AI for Social Good Lab: Striving for a More Inclusive Tech Culture
There is a growing demand for a more diverse workforce, especially in the technology industry. Unfortunately, despite the world’s brightest minds and largest institutions banding together in an attempt to diversify the workforce, female employment rates in STEMM jobs have only slightly improved, and have actually declined for those in Computer Science. As a leading university, McGill has a major role to play in training the future workforce and ensuring they meet the requirements needed in today’s modern age. But how can we accomplish what so many others have only been marginally successful at? To answer this question, we decided to run an experiment; we created a program that would bring together female students in STEMM related fields from across Canada, in an attempt to create a more inclusive tech culture. Thus the inaugural McGill Artificial Intelligence for Social Good Lab came to be.
Why is diversity and inclusivity important for AI in particular?
New technologies are influenced by the people who build them, and if that same technology is poised to become the backbone that sustains our society — promising to alter our lives beyond anything we have ever experienced before — it becomes clear why the people responsible for building AI must be representative of the population it is meant to serve.
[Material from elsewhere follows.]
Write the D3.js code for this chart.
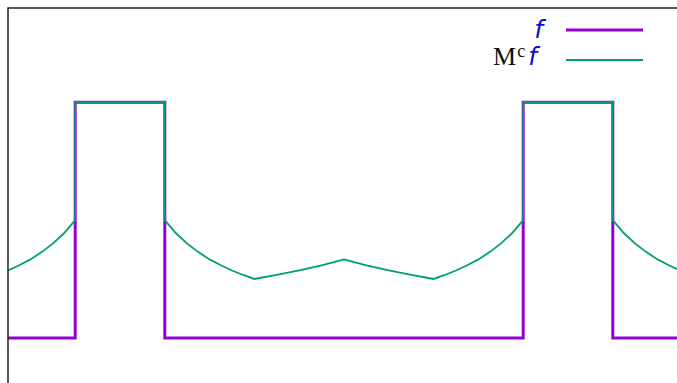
<!DOCTYPE html>
<html>
<head>
<meta charset="utf-8">
<script src="https://cdn.jsdelivr.net/npm/d3@7"></script>
<style>
  html, body { margin: 0; padding: 0; background: #fff; }
  svg { display: block; }
</style>
</head>
<body>
<svg id="chart" width="677" height="383"></svg>
<script>
// f: indicator of an interval, repeated with period 1
const fX = [-0.25, -0.1, -0.1, 0.1, 0.1, 0.9, 0.9, 1.1, 1.1, 1.25];
const fY = [0, 0, 1, 1, 0, 0, 1, 1, 0, 0];

// M^c f
const mcX = [-0.25, -0.225, -0.2, -0.175, -0.15, -0.125, -0.1, -0.1, 0.1, 0.1,
  0.125, 0.15, 0.175, 0.2, 0.225, 0.25, 0.275, 0.3, 0.35, 0.4, 0.45, 0.5,
  0.55, 0.6, 0.65, 0.7, 0.725, 0.75, 0.775, 0.8, 0.825, 0.85, 0.875, 0.9, 0.9,
  1.1, 1.1, 1.125, 1.15, 1.175, 1.2, 1.225, 1.25];
const mcY = [0.286, 0.308, 0.333, 0.364, 0.4, 0.444, 0.5, 1, 1, 0.5,
  0.444, 0.4, 0.364, 0.333, 0.308, 0.286, 0.267, 0.25, 0.267, 0.286, 0.308, 0.333,
  0.308, 0.286, 0.267, 0.25, 0.267, 0.286, 0.308, 0.333, 0.364, 0.4, 0.444, 0.5, 1,
  1, 0.5, 0.444, 0.4, 0.364, 0.333, 0.308, 0.286];

const xDomain = [-0.25, 1.25];
const yDomain = [-0.2, 1.4];

(function () {
  const svg = d3.select('#chart');
  const left = 8, top = 8, right = 680, bottom = 385;

  const x = d3.scaleLinear().domain(xDomain).range([left, right]);
  const y = d3.scaleLinear().domain(yDomain).range([bottom, top]);

  svg.append('defs').append('clipPath').attr('id', 'plot-clip')
    .append('rect')
    .attr('x', left).attr('y', top)
    .attr('width', right - left).attr('height', bottom - top);

  const line = d3.line()
    .x(function (d) { return x(d[0]); })
    .y(function (d) { return y(d[1]); });

  const plot = svg.append('g').attr('clip-path', 'url(#plot-clip)');

  plot.append('path')
    .datum(d3.zip(fX, fY))
    .attr('d', line)
    .attr('fill', 'none')
    .attr('stroke', '#9400d3')
    .attr('stroke-width', 3)
    .attr('stroke-linejoin', 'miter');

  plot.append('path')
    .datum(d3.zip(mcX, mcY))
    .attr('d', line)
    .attr('fill', 'none')
    .attr('stroke', '#009e73')
    .attr('stroke-width', 1.8)
    .attr('stroke-linejoin', 'miter');

  // border (right and bottom edges fall outside the window)
  svg.append('rect')
    .attr('x', left).attr('y', top)
    .attr('width', right - left).attr('height', bottom - top)
    .attr('fill', 'none')
    .attr('stroke', '#222')
    .attr('stroke-width', 1.5);

  // legend
  const legend = svg.append('g');
  const blue = '#0d0dd4';

  legend.append('text')
    .attr('x', 543).attr('y', 38)
    .attr('text-anchor', 'end')
    .attr('font-family', 'DejaVu Sans')
    .attr('font-style', 'italic')
    .attr('font-size', 25)
    .attr('fill', blue)
    .text('f');

  legend.append('line')
    .attr('x1', 566).attr('x2', 643)
    .attr('y1', 30).attr('y2', 30)
    .attr('stroke', '#9400d3')
    .attr('stroke-width', 3);

  const mc = legend.append('text')
    .attr('x', 493).attr('y', 65);
  mc.append('tspan')
    .attr('font-family', 'Liberation Serif')
    .attr('font-size', 26)
    .attr('fill', '#111')
    .text('M');
  mc.append('tspan')
    .attr('font-family', 'Liberation Serif')
    .attr('font-size', 18)
    .attr('dy', -8)
    .attr('dx', 1)
    .attr('fill', '#111')
    .text('c');
  mc.append('tspan')
    .attr('font-family', 'DejaVu Sans')
    .attr('font-style', 'italic')
    .attr('font-size', 25)
    .attr('dy', 8)
    .attr('dx', 3)
    .attr('fill', blue)
    .text('f');

  legend.append('line')
    .attr('x1', 566).attr('x2', 643)
    .attr('y1', 60).attr('y2', 60)
    .attr('stroke', '#009e73')
    .attr('stroke-width', 1.8);
})();
</script>
</body>
</html>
Diversifying teams has become an increasingly sought after competitive advantage. Nowadays, it is not so much a question of “what can we do?” but rather “what should we do?” It has been proven that a team which better understands and relates to customers is far more likely to build a successful product. The same reasoning holds true for research teams; a team with a broader range of ideas and ways of thinking is more likely to produce results, and studies are underway to measure the impact of gender diversity in particular.
The big players in tech and venture capital already understand this, which is why Google, Microsoft’s Maluuba, BDC, Element AI, Real Ventures among others were quick to join. That’s not to say startups did not value diversity just as much; we had amazing workshop leads coming in from Shopify, Sportlogiq, TandemLaunch, Botler, and Dialogue. Even UNICEF’s data team participated, giving a talk on how they plan to improve their data collection and use Machine Learning in their future initiatives.
A huge thanks to all of our amazing sponsors for making this possible!
For the first cohort, we focused mainly on undergraduates with no prior AI or ML experience in order to give them a solid foot into the field, although there were graduate and PhD level students in attendance as well. Even though it was a “lab” because it was an experimental project, it was more akin to a bootcamp; participants underwent two rigorous weeks of theory work under the tutelage of our world-renowned faculty from the Reasoning and Learning Lab, with our partners coming in at least once a day to give workshops on their area of expertise.
Shoutout to Professor Doina, Professor Joelle, Pierre-Luc, Ethan, Sanjay, and Emmanuel!
Halfway into the program, in order to better integrate the participants with the broader Montreal tech and startup community, we hosted a public hackathon with the “AI for Social Good” theme. Within two weeks we already had over 200 applications from a multitude of fields, including sociology, law, and environmental sciences; the Montreal community is clearly embracing its emerging role as an AI Hub. The hackathon produced some very impressive projects, including a chatbot that helps diagnose early stages of speech impairment.
Merci à Desjardinslab de nous avoir prêté son espace
With a small hands-on project under their belt and the mentors by their side, our lab participants spent the final 10 days of the program working on a prototype for an AI application, with the aim of ameliorating some social issues. At the end of the program, they had the chance to present their work to everyone involved in the lab and the Montreal tech community. Some of the projects resulting from the lab were a waste classifier, a bias detection extension, and a bike redistribution system. Given the narrow time frame and the fact that some had absolutely no idea what ML or AI meant prior to the lab, we are very proud of the progress they made.
Snapart: an app that uses art to humanize people across borders of conflicting countries
Was the experiment a success? It has been almost a month since the wrap-up event, so we had a lot of time to gather feedback and identify areas we could improve on. The following quote captures the results quite nicely, and assured us that we are on the right track:
“Definitely exceeded my expectations. This is the best extracurricular/skill development program I’ve ever taken part in. I feel like it will have a more meaningful impact on my career and confidence in my skill set than the past three years of my Comp Sci undergraduate degree.”
Looks like we have next year’s work cut out for us!
Once again, we would like to offer our heartfelt thanks to everyone involved in the lab, you are the reason this was all possible. May this initiative be the first of many, as we continue taking steps towards a more inclusive tech culture.